Original paper Jeffrey Dean and Sanjay Ghemawat: https://static.googleusercontent.com/media/research.google.com/en//archive/mapreduce-osdi04.pdf
When processing large datasets, the computation is ideally distributed among hundreds or thousands of machines to finish in a reasonable amount of time. This approach however brings new challenges such as: how to parallelize the computation, how to properly distribute the data, and how to handle failures that can happen across clusters?
MapReduce is presented as a model created to address these issues, as a reaction to this complexity. Providing a relatively simple programming interface, MapReduce enables automatic parallelization and distribution of large-scale computation by proposing a simple programming workflow that consists of sequential yet flexible steps.

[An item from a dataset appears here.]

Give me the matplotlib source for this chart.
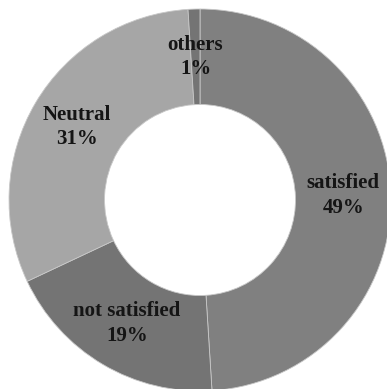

To evaluate MapReduce the authors desmonstrate two task executions running in a cluster with 1800 machines. The MapReduce computation process is demonstrated to have peaked at over 30GB/s for one task and 13GB/s for the other, having finished its entire execution on 150 seconds for the first and 600 seconds for the second task.
Some of the previous known proposals to address these challenges are mostly not focused on large scale processing and leave the details of handling machine failures to the programmer, while MapReduce provides transparend fault tolerance.
This paper provides a great contribution by demonstrating how MapReduce can be easy to use for many use cases, providing parallelization, fault-tolarance, locality optimizations and load balancing all out of the box.